FNC jour 3 :
secrets et délivrances
La couverture du FNC se poursuit sur Kino Pravda! Ne cherchez pas le jour 2 (vendredi 6 octobre), il manque bel et bien à l’appel, car il fut consacré à des projections des Nouveaux alchimistes et, secret de jury oblige, je ne peux en parler avant les grandes délibérations de la semaine prochaine. Hier par contre, mon exploration des autres sections s’est poursuivie avec deux films — le tout après la traditionnelle visite familiale aux P’tits loups, les projections jeunesse du FNC.
Téhéran Tabou
d’Ali Soozandeh



Le premier de ces deux arrêts du samedi était une proposition pour le moins surprenante : une animation « pour adultes » hyperrréaliste sur l’existence souterraine des Iraniens. Tout le programme de Téhéran Tabou tient ainsi dans son titre. Le choix de l’animation aurait été une fenêtre de liberté pour le réalisateur Ali Soozandeh, qui vit et travaille maintenant en Allemagne (on le comprend). Son film est passé par la Semaine de la critique de Cannes et par Annecy, sans surprise, puisque les œuvres de cette facture sont plus que rares. À part l’évident Valse avec Bachir d’Ari Folman (2008), je ne me rappelle pas de proposition semblable. Le récit choral de Soozandeh suit quant à lui une poignée de personnages dans la fièvre étouffante de Téhéran : une prostituée au grand cœur qui voudrait obtenir le divorce de son mari toxicomane; une épouse intello qui aimerait tant pouvoir s’échapper de sa prison domestique; un étudiant en musique, pressé de trouver l’argent pour payer l’opération de reconstruction d’hymen à son amante d’un soir; une jeune fille pauvre qui pense pouvoir faire une fortune de son corps vierge. Au milieu de toutes ces figures aux abois, un petit garçon muet, qui voit et entend tout, à la fois témoin, observateur et confident. Par un magnifique coup de crayon tout en ombres, Téhéran Tabou nous donne à voir ce qui n’est évidemment pas filmable : la ville interlope sous la chappe de plomb religieuse. Sexe, drogue, discothèque électro, avortements, clandestins, trafics en tous genres se dévoilent un par un. Pour les personnages, le passage chez le photographe rythme le film et scelle les destinées. Le message est plus que corrosif : dans cette société étouffée par les interdits, tout se trouve, tout se monnaie, et la valeur d’une femme est avant tout sexuelle. Étonnamment, le ton n’est pas uniformément grave… sauf que la conclusion, elle, est déchirante.
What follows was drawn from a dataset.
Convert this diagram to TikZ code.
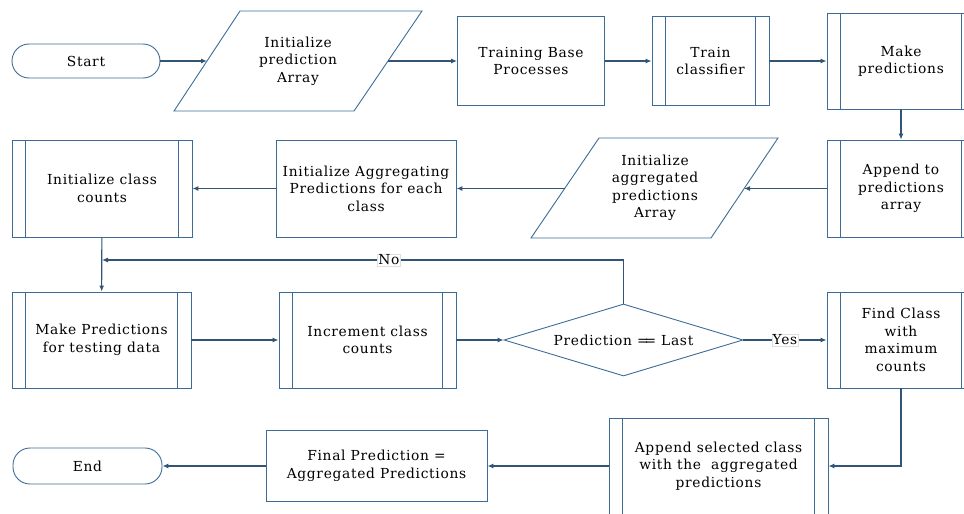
\documentclass[tikz,border=0pt]{standalone}
\usepackage{fontspec}
\setmainfont{DejaVu Serif}[LetterSpace=5]
\usetikzlibrary{arrows.meta,shapes.geometric}
\definecolor{shapecol}{RGB}{60,108,150}
\definecolor{linecol}{RGB}{50,85,118}
\begin{document}
\begin{tikzpicture}[x=1pt,y=-1pt,
  font=\fontsize{13.8}{17.5}\selectfont,
  txt/.style={align=center,text=black,inner sep=0pt},
  box/.style={draw=shapecol,line width=0.9pt,align=center,inner sep=2pt},
  term/.style={box,rounded corners=17pt,minimum width=148pt,minimum height=34pt},
  arr/.style={draw=linecol,line width=1.1pt,-{Latex[length=6pt,width=5pt]}},
  lbl/.style={fill=white,draw=gray!25,line width=0.4pt,inner sep=1pt,text=black}]
\useasboundingbox (0,0) rectangle (964,514);
\clip (0,0) rectangle (964,514);

% row 1
\node[term] (start) at (86,61) {Start};
\draw[shapecol,line width=0.9pt] (240,11) -- (422,11) -- (354,111) -- (174,111) -- cycle;
\node[txt] (p1) at (298,61) {Initialize\\prediction\\Array};
\coordinate (p1w) at (207,61);
\coordinate (p1e) at (388,61);
\node[box,minimum width=147pt,minimum height=89pt] (train) at (531,61) {Training Base\\Processes};
\node[box,minimum width=117pt,minimum height=89pt] (clf) at (710.5,61) {Train\\classifier};
\node[box,minimum width=148pt,minimum height=96pt] (mk) at (901,61) {Make\\predictions};

% row 2
\node[box,minimum width=148pt,minimum height=97pt] (app) at (901,188.5) {Append to\\predictions\\array};
\draw[shapecol,line width=0.9pt] (599,138) -- (778,138) -- (711,238) -- (531,238) -- cycle;
\node[txt] (p2) at (655,188) {Initialize\\aggregated\\predictions\\Array};
\coordinate (p2w) at (565,188.5);
\coordinate (p2e) at (744,188.5);
\node[box,minimum width=180pt,minimum height=97pt] (agg) at (366,188.5) {Initialize Aggregating\\Predictions for each\\class};
\node[box,minimum width=180pt,minimum height=97pt] (icc) at (102,188.5) {Initialize class\\counts};

% row 3
\node[box,minimum width=179pt,minimum height=96pt] (mpt) at (101.5,340) {Make Predictions\\for testing data};
\node[box,minimum width=177pt,minimum height=96pt] (inc) at (367.5,340) {Increment class\\counts};
\node[box,diamond,aspect=3.3,minimum width=239pt,minimum height=72pt,inner sep=0pt] (dia) at (623.5,340) {Prediction =\kern-0.3em= Last};
\node[box,minimum width=148pt,minimum height=96pt] (fc) at (901,340) {Find Class\\with\\maximum\\counts};

% row 4
\node[box,minimum width=219pt,minimum height=96pt] (asc) at (718.5,466) {Append selected class\\with the\ \ aggregated\\predictions};
\node[box,minimum width=221pt,minimum height=71pt] (fin) at (376.5,466) {Final Prediction =\\Aggregated Predictions};
\node[term,minimum width=149pt,minimum height=36pt] (end) at (87.5,466) {End};

% predefined-process inner lines
\foreach \n in {clf,mk,app,icc,mpt,inc,fc,asc}{
  \draw[shapecol,line width=0.9pt] ([xshift=14pt]\n.north west) -- ([xshift=14pt]\n.south west);
  \draw[shapecol,line width=0.9pt] ([xshift=-14pt]\n.north east) -- ([xshift=-14pt]\n.south east);
}

% connectors
\coordinate (jn) at (102,260);
\draw[arr] (start) -- (p1w);
\draw[arr] (p1e) -- (train);
\draw[arr] (train) -- (clf);
\draw[arr] (clf) -- (mk);
\draw[arr] (mk) -- (app);
\draw[arr] (app) -- (p2e);
\draw[arr] (p2w) -- (agg);
\draw[arr] (agg) -- (icc);
\draw[arr] (icc) -- (mpt);
\draw[arr] (dia.north) |- node[lbl,pos=0.725] {No} (jn);
\draw[arr] (mpt) -- (inc);
\draw[arr] (inc) -- (dia);
\draw[arr] (dia) -- node[lbl] {Yes} (fc);
\draw[arr] (fc.south) |- (asc.east);
\draw[arr] (asc) -- (fin);
\draw[arr] (fin) -- (end);
\end{tikzpicture}
\end{document}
La Petite fille qui aimait trop les allumettes
de Simon Lavoie


Le soir même, Simon Lavoie présentait son tout nouveau film dans une salle remplie de ses acteurs et techniciens. Un an à peine après Ceux qui font les révolutions à moitié n’ont fait que se creuser un tombeau, voici donc l’adaptation — libre — d’un grand roman, celui de Gaétan Soucy, catapulté classique instantané lors de sa sortie en 1998. Étant une fervente admiratrice et de l’œuvre littéraire et de Lavoie, mes attentes étaient très hautes pour La Petite fille qui aimait trop les allumettes. Elles ont été comblées par un film audacieux qui, je le répète, est une adaptation libre. Le roman affichait deux constituantes incontournables : les surprises, nombreuses et chavirantes, et la langue de Soucy, aussi créative qu’alambiquée. Chez Lavoie, les surprises ne sont pas les mêmes (pouvoir de l’image oblige) et la langue est presque évacuée. À un récit très bavard, écrit à la première personne sous forme de journal intime, il oppose des ambiances, des atmosphères et des silences. Dans un immense manoir en ruines, deux adolescents élevés en autarcie, dans la crainte fanatique de Dieu, doivent reconsidérer leur réalité lorsque leur père tout-puissant meurt. La découverte du monde extérieur s’accompagnera de révélations terribles. Avec son univers à la fois pervers et élégiaque, La Petite fille qui aimait trop les allumettes est presque un film fantastique, magnifié qui plus est par le noir et blanc virtuose du directeur photo Nicolas Canniccioni. La forme est expressive à l’extrême, voire même grotesque (utilisation de l’objectif fisheye), et Simon Lavoie ose la représentation graphique de concepts très perturbants. C’est très dur et très, très beau, et la débutante Marine Johnson crève littéralement l’écran.
Les deux représentations de Téhéran Tabou au FNC ont malheureusement déjà eu lieu, mais vous pourrez revoir La Petite fille qui aimait trop les allumettes vendredi prochain le 13 octobre à 13h00 au Cinéma du Parc. Le film prendra par la suite l’affiche en salles régulières cette automne.